Beach conditions – what to do
The solunar calendar should be just another tool in the beach whiting tactics kit, but not the only or most important one. Beach conditions, in terms of swell, seas, wind and water temperature are also of critical importance to the fish. Off the beach, a light to moderate southeasterly swell can bring the whiting in close to shore to feed under the cover of a gentle ripple on the water and protective cover of foam over where they are feeding.
Likewise, warmer water from a change in wind direction can hit the switch for whiting after days of northerly wind have brought in colder water to shore due to the coriolis effect. Finally, as mentioned in part one in March, in periods of glassed-out conditions, anglers should look for nearby structure in the form of rocky outcrops or beach corners that will hold cover and protection for the fish and attract baitfish.
Baits – what not to do
You can choose the right location, have the right gear and even use the right technique, but it can all amount to nothing if you use the wrong bait. Summer or yellowfin whiting are much fussier in bait choices than their winter whiting counterparts. For this reason, common winter whiting baits such as frozen prawns and squid will not cut it on the beach for quantity or quality.
Even common beach baits like worms and pipis are inferior if they’ve come out of a freezer. The other problem I see with people fishing the beach is bait presentation. A squashed-up glob of worm around the gape of the hook just does not present well to the fish.
Baits – what to do
Forget the frozen bait when you are employing beach whiting tactics. The best bait without doubt is live bait. Live beach worms and even live bloodworms are awesome, despite the latter not being a natural bait of the beach. Likewise, live yabbies will do well but are harder to keep on the hook in the waves. Pipis are a good back-up bait but will tend to catch more bream and tarwhine than whiting.
If you can’t catch or access live worms or have access to the other baits mentioned, frozen beach worms are the next best bet. However, their quality will really dictate their success. The frozen worms one well-known bait company distributes are usually black, thin and sloppy not long after they defrost.
Don’t waste your time if the frozen worms are thin and a dull grey or black when frozen. Instead, look for firm and thick beach worms covered in a red dye.
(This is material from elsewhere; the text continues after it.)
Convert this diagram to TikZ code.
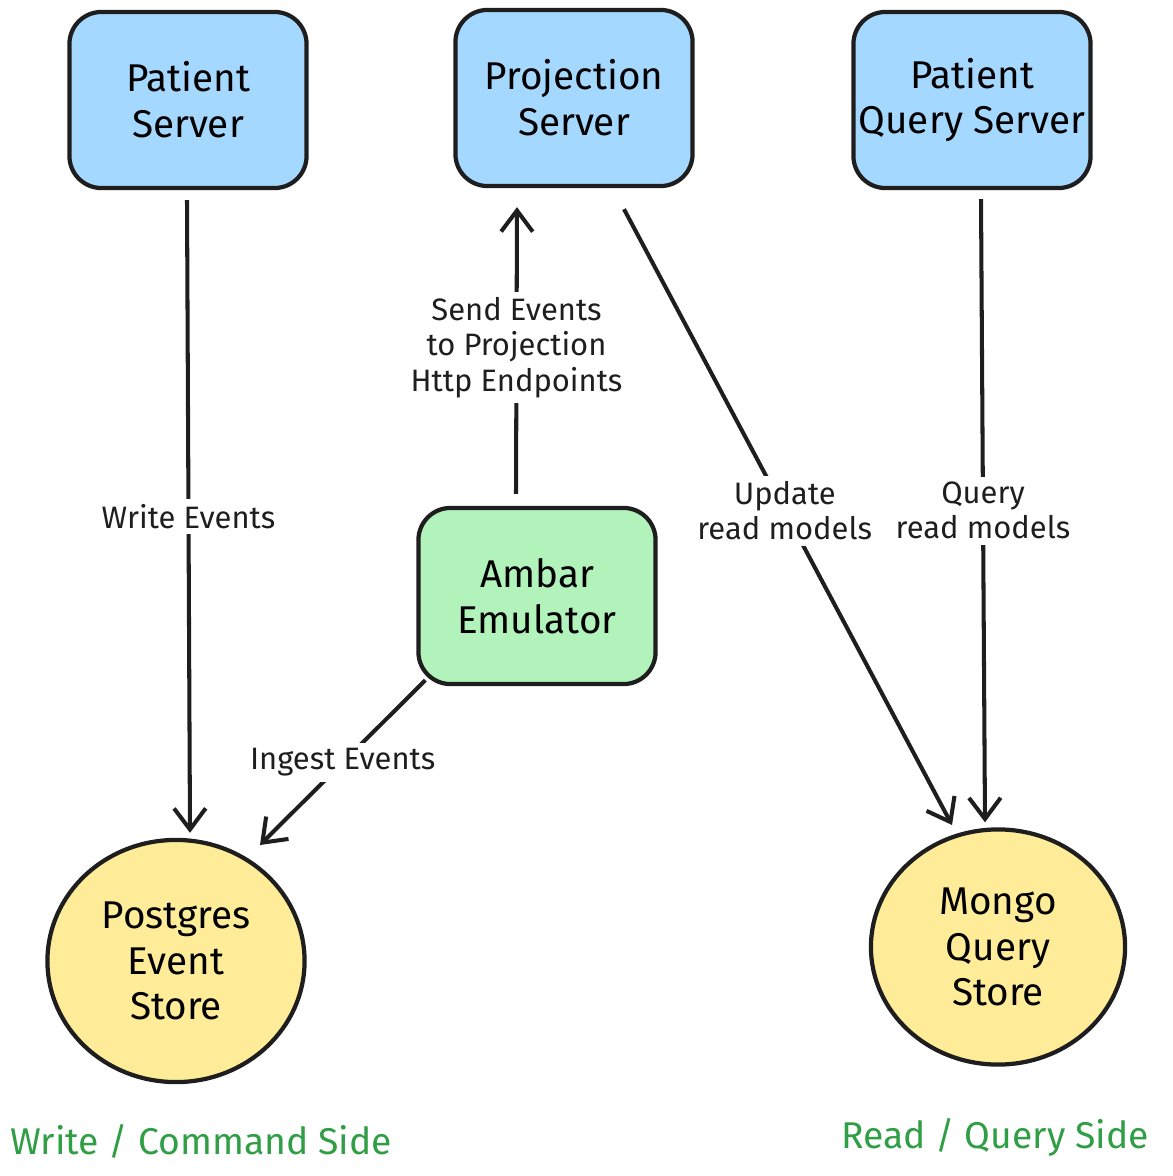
\documentclass[tikz,border=0pt]{standalone}
\usepackage{fontspec}
\setmainfont{Fira Sans}
\usetikzlibrary{arrows.meta,calc,shapes.geometric}
\definecolor{ink}{HTML}{1E1E1E}
\definecolor{bluefill}{HTML}{A5D8FF}
\definecolor{greenfill}{HTML}{B2F2BB}
\definecolor{yellowfill}{HTML}{FFEC99}
\definecolor{sidegreen}{HTML}{2F9E44}
\tikzset{
  server/.style={draw=ink, line width=1.2pt, rounded corners=0.32cm, fill=bluefill,
    minimum width=2.37cm, minimum height=1.76cm, align=center, font=\fontsize{11}{13}\selectfont, inner sep=0pt},
  emul/.style={server, fill=greenfill},
  store/.style={draw=ink, line width=1.2pt, ellipse, fill=yellowfill, inner sep=0pt,
    align=center, font=\fontsize{11}{13}\selectfont},
  arr/.style={draw=ink, line width=1.15pt, -{Straight Barb[length=6pt,width=9pt,line width=1.15pt]}},
  lbl/.style={fill=white, inner sep=1.5pt, align=center, text=ink, font=\fontsize{8.8}{10}\selectfont},
  side/.style={text=sidegreen, font=\fontsize{10.6}{12.8}\selectfont}
}
\begin{document}
\begin{tikzpicture}[x=0.01cm,y=-0.01cm]
\useasboundingbox (0,0) rectangle (1172,1176);
\node[server] (ps) at (188,100) {Patient\\Server};
\node[server] (pj) at (574,98) {Projection\\Server};
\node[server] (qs) at (972,100) {Patient\\Query Server};
\node[emul] (am) at (537,596) {Ambar\\Emulator};
\node[store, minimum width=2.57cm, minimum height=2.42cm] (pg) at (176,961) {Postgres\\Event\\Store};
\node[store, minimum width=2.54cm, minimum height=2.35cm] (mg) at (998,947) {Mongo\\Query\\Store};
\node[side] (ws) at (201,1141) {Write / Command Side};
\node[side] (rs) at (995,1137) {Read / Query Side};

\draw[arr] ($(ps.south)+(-1,10)$) -- ($(pg.north)+(14,-5)$)
  node[lbl, pos=0.5] {Write Events};
\draw[arr] ($(am.north)+(-21,-12)$) -- ($(pj.south)+(-57,19)$)
  node[lbl, pos=0.51] {Send Events\\to Projection\\Http Endpoints};
\draw[arr] ($(pj.south)+(50,21)$) -- ($(mg.center)+(-46,-122)$)
  node[lbl, pos=0.49] {Update\\read models};
\draw[arr] ($(qs.south)+(9,9)$) -- ($(mg.north)+(-13,-5)$)
  node[lbl, pos=0.5] {Query\\read models};
\draw[arr] ($(am.south west)+(9,-6)$) -- ($(pg.center)+(84,-116)$)
  node[lbl, pos=0.5] {Ingest Events};
\end{tikzpicture}
\end{document}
These look much more natural and stay on the hook heaps better.
Finally, presentation of baits is critical for beach whiting. The best way to present a live worm or yabby is to thread it along the shank of the hook and over the eye so it sits nice and straight and not clumped. Add some pieces of red tubing above the hook as an added attractant for the fish.
I hope you got something out of this two-part beach whiting tactics series.